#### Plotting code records

---------------

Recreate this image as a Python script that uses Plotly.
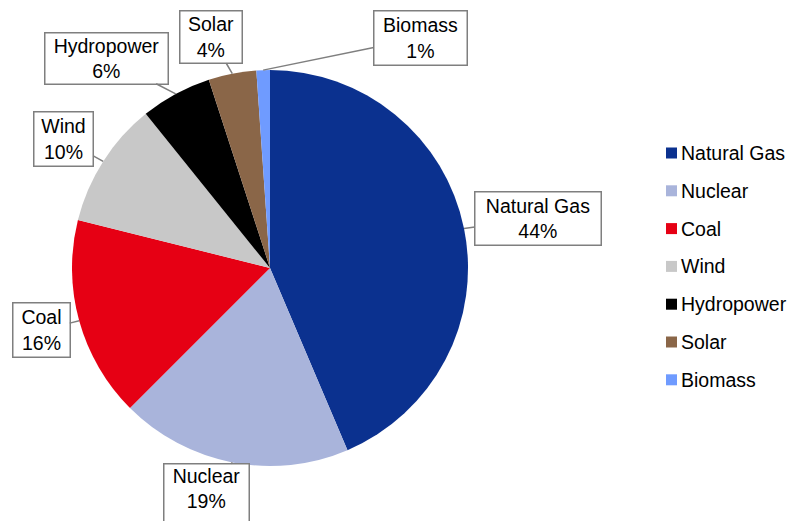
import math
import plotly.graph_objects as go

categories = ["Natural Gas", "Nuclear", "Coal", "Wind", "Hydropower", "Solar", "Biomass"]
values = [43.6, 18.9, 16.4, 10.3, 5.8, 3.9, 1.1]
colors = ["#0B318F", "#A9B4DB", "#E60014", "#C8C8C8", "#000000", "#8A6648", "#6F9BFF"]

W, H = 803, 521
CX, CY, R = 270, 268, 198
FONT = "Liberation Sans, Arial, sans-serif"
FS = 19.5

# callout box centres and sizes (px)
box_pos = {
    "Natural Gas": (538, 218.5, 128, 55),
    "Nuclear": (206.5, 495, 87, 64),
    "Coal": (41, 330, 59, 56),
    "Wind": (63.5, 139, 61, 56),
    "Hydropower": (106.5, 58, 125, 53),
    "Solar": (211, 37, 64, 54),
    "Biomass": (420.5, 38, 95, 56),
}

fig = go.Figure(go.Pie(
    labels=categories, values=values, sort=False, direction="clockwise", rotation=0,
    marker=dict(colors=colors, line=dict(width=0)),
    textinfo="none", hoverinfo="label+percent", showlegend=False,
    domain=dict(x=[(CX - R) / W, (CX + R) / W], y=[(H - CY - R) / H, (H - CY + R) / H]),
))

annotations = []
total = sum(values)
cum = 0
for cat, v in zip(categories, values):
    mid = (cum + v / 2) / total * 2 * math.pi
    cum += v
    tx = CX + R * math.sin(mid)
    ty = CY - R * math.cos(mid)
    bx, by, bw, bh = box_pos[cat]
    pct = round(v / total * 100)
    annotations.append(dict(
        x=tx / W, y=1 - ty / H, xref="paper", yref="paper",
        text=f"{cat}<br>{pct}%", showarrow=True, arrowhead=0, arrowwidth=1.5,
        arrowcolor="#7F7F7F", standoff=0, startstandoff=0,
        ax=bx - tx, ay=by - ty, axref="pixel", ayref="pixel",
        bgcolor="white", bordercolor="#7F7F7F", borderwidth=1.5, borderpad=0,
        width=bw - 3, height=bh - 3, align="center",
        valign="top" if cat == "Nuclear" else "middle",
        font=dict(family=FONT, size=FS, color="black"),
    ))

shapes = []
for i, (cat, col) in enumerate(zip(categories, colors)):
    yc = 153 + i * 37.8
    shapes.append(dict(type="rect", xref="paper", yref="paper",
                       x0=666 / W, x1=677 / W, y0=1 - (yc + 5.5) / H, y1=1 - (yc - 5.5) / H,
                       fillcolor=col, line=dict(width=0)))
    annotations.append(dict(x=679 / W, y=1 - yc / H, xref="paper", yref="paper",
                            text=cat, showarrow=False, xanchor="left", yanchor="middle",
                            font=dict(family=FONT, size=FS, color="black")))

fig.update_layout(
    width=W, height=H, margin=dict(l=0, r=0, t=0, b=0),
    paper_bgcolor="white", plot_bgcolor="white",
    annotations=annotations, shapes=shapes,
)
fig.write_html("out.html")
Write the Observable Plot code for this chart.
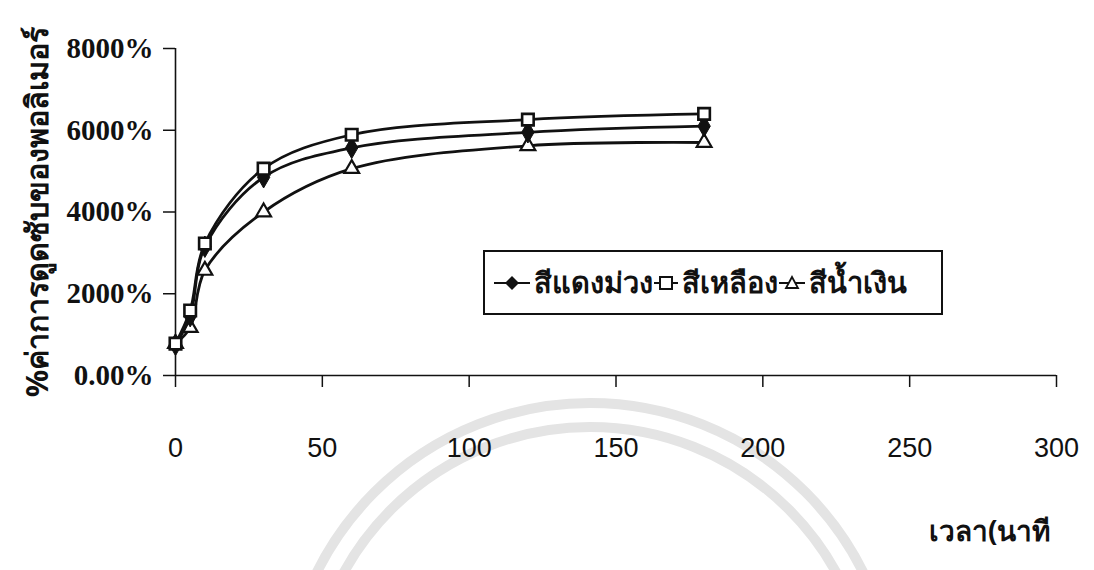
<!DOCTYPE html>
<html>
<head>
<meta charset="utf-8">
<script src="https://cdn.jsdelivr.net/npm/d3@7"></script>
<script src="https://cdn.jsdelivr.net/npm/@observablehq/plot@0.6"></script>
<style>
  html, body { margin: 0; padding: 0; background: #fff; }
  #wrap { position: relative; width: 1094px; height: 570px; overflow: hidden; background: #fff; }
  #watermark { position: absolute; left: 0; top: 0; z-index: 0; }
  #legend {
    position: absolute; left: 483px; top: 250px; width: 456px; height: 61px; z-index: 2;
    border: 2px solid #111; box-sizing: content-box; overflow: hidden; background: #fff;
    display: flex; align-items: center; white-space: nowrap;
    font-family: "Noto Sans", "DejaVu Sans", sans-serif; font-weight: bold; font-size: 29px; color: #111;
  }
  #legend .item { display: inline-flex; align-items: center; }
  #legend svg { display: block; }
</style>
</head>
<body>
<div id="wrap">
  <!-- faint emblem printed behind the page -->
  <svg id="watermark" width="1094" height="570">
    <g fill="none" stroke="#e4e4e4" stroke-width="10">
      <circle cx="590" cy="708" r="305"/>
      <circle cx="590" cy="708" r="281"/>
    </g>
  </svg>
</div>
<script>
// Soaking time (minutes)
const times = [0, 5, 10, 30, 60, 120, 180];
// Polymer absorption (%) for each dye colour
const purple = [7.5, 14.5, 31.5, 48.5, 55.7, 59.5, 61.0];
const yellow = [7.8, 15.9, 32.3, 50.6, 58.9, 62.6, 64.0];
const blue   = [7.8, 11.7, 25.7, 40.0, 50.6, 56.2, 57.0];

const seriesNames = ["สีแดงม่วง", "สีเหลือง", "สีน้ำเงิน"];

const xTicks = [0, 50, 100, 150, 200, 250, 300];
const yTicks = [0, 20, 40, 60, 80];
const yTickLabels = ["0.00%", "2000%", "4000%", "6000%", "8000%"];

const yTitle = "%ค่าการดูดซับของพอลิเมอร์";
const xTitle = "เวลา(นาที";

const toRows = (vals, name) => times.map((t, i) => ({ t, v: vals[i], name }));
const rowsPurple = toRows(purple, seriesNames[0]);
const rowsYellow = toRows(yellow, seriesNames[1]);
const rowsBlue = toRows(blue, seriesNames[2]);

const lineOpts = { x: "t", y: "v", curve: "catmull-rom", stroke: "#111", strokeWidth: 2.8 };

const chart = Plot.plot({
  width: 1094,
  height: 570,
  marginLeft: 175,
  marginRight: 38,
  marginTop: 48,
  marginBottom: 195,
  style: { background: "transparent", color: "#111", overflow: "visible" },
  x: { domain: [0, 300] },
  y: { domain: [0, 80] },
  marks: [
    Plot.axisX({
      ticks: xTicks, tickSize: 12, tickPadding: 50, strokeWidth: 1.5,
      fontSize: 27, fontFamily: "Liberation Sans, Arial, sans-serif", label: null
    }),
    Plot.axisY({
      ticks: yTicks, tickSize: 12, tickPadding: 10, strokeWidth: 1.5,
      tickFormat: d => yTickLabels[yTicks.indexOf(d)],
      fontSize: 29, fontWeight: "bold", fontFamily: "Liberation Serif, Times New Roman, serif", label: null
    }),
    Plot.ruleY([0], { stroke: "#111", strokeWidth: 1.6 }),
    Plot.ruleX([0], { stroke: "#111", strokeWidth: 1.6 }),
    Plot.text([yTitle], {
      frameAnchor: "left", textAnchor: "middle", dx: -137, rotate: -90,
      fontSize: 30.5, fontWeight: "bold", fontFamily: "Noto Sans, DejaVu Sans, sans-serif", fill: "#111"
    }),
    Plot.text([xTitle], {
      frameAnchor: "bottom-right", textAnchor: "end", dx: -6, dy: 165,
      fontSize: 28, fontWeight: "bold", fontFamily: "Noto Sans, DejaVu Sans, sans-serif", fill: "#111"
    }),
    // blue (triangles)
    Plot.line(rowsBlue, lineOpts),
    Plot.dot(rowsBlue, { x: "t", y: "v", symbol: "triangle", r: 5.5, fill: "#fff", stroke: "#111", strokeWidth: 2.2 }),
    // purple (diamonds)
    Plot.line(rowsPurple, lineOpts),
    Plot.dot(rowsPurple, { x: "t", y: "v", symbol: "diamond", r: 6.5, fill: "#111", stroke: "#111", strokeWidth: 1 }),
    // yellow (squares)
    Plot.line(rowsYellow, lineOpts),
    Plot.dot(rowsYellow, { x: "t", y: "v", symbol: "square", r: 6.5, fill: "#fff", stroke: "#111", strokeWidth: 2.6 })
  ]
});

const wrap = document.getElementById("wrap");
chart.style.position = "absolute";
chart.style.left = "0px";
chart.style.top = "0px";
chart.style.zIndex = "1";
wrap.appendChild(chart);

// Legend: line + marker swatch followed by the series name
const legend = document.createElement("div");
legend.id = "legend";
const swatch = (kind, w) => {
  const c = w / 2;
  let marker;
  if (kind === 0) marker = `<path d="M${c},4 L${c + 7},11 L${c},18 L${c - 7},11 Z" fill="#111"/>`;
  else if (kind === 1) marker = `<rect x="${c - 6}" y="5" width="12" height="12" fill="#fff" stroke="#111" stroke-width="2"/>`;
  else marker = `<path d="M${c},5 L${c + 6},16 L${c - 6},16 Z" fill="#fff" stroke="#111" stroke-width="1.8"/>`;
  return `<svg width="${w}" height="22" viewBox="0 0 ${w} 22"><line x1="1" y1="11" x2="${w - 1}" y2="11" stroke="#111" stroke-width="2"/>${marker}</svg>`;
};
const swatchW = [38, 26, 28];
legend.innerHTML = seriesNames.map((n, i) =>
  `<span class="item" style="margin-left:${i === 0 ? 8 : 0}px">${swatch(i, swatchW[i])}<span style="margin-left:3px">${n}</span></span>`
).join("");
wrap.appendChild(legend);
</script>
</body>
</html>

---------------

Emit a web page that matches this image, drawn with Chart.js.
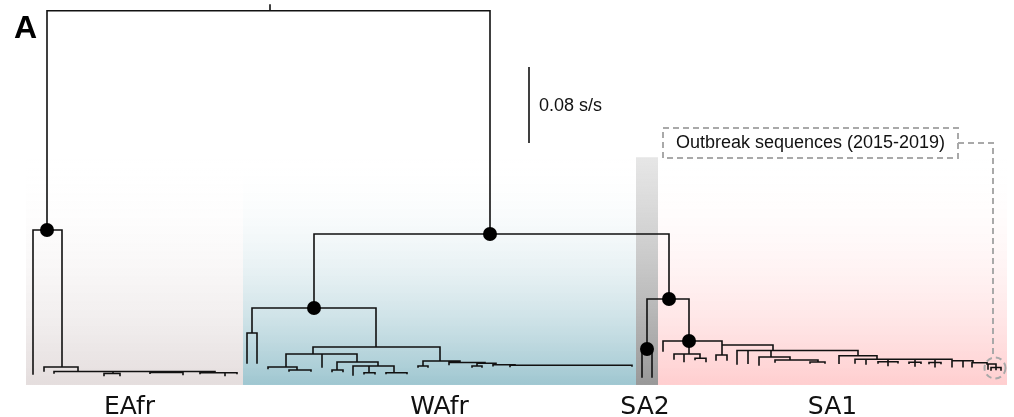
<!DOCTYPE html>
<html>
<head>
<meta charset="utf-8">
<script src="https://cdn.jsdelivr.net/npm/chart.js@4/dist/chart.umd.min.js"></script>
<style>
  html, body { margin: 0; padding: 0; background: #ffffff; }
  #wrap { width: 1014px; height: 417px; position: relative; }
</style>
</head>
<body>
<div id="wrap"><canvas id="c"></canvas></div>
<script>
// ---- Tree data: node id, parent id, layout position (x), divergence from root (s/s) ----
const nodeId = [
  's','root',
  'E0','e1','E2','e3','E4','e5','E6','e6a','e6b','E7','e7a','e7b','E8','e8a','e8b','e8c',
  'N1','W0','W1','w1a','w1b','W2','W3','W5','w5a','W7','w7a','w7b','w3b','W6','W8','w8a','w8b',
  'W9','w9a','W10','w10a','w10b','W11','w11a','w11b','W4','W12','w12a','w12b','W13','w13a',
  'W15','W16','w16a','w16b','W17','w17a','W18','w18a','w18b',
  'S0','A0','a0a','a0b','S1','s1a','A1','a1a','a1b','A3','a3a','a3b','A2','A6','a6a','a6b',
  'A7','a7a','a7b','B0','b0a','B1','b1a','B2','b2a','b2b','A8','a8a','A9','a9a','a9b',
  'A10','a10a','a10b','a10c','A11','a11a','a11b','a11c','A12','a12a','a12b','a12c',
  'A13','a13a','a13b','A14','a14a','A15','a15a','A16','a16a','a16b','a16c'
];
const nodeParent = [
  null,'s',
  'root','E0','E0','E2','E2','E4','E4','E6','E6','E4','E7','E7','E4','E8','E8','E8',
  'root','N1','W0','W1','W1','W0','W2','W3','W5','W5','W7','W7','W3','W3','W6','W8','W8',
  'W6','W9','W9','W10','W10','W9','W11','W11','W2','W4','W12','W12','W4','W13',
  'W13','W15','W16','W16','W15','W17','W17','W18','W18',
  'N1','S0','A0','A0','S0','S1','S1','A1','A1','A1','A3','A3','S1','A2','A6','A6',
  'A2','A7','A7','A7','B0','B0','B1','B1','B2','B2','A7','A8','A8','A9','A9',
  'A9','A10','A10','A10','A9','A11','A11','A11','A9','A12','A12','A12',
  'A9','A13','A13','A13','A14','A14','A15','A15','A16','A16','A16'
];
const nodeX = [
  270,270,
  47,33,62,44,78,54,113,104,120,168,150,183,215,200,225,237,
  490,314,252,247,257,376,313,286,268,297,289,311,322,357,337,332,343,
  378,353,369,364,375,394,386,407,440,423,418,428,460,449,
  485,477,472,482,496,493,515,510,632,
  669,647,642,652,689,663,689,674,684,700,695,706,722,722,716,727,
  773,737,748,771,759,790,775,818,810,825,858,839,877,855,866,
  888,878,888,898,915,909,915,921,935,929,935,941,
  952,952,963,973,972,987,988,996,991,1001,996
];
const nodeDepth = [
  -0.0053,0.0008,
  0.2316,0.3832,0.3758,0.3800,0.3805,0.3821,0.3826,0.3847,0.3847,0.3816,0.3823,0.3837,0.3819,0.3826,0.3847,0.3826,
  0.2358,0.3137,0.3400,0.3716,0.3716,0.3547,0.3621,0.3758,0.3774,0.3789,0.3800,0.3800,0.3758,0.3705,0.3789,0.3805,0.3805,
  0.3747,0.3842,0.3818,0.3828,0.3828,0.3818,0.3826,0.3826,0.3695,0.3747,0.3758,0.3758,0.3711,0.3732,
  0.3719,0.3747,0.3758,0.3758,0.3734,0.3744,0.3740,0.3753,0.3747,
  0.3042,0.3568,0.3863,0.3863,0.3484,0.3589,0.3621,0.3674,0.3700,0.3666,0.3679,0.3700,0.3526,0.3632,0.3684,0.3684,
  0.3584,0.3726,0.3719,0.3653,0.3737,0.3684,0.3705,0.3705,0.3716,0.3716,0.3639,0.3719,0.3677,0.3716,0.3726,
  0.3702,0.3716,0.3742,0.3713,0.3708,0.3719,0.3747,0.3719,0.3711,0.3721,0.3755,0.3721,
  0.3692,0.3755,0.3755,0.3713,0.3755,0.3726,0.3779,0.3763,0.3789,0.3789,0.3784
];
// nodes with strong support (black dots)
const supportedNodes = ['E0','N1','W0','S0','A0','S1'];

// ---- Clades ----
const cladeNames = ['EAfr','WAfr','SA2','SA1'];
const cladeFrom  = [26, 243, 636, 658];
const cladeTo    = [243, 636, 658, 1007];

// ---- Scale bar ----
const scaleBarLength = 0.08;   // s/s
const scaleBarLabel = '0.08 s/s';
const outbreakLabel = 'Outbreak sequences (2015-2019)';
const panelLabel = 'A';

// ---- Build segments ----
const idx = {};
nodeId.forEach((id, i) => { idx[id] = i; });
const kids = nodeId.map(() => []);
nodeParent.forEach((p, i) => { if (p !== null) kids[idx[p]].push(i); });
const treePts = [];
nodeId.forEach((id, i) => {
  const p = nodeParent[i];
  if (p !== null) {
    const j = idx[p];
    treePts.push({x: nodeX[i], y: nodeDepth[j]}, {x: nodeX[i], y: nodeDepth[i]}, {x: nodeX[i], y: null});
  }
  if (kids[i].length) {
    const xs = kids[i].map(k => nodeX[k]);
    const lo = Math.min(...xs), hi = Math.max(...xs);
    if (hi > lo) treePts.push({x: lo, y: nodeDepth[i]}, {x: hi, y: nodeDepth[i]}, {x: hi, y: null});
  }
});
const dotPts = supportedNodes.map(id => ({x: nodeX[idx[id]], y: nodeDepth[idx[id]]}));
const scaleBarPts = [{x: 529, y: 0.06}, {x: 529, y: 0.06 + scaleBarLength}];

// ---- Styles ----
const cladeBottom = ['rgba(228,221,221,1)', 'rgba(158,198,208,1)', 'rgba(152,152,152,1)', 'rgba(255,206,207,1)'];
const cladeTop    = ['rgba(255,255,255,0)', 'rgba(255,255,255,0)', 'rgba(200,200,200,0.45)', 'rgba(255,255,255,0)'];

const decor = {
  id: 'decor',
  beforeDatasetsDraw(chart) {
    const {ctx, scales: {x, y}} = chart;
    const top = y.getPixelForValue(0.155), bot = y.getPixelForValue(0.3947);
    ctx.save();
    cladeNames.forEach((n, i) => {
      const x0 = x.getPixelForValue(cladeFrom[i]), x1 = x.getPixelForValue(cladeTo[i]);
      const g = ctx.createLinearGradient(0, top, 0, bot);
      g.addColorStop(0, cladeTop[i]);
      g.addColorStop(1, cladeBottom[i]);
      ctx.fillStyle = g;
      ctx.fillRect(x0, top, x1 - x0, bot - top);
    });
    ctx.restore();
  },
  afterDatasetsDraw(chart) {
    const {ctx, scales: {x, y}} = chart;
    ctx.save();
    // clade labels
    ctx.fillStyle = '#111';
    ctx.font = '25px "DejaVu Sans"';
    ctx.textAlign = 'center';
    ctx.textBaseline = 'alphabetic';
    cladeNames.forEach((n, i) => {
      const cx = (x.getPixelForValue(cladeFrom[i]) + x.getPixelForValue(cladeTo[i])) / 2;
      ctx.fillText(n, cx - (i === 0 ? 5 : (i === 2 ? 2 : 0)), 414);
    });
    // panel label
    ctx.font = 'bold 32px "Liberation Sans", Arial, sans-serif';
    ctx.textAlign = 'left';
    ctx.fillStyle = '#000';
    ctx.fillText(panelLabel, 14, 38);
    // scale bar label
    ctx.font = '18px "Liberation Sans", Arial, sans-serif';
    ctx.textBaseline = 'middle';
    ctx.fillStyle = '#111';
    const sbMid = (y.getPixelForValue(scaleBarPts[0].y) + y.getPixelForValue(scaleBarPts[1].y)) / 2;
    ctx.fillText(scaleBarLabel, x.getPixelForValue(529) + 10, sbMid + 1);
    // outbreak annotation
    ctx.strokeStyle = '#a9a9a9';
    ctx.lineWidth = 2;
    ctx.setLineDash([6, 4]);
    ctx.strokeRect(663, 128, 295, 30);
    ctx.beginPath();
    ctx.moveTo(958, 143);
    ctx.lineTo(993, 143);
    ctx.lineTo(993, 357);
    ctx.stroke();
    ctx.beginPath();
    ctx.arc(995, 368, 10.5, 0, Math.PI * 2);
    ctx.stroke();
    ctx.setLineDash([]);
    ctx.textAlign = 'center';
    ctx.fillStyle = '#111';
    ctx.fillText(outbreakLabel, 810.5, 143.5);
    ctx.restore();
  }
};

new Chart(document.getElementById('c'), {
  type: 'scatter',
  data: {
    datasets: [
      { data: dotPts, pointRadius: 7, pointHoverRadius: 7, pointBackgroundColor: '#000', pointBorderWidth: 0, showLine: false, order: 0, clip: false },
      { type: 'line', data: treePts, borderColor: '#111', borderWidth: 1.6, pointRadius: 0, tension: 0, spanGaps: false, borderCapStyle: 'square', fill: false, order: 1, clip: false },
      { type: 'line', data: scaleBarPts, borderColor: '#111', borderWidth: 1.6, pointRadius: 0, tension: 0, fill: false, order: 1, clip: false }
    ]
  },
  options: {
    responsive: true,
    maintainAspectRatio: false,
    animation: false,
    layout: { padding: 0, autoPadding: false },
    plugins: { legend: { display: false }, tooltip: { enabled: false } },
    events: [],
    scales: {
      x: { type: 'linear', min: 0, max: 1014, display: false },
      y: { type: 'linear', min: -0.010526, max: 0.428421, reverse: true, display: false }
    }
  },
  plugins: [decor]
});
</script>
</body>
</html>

---------------

#### Required work
Copy, exactly as they stand, the lines from the one that holds "Recreate this image" to the one that holds "import plotly.graph_objects as go", both included, and drop every picture.

#### Worked solution
Recreate this image as a Python script that uses Plotly.
import math
import plotly.graph_objects as go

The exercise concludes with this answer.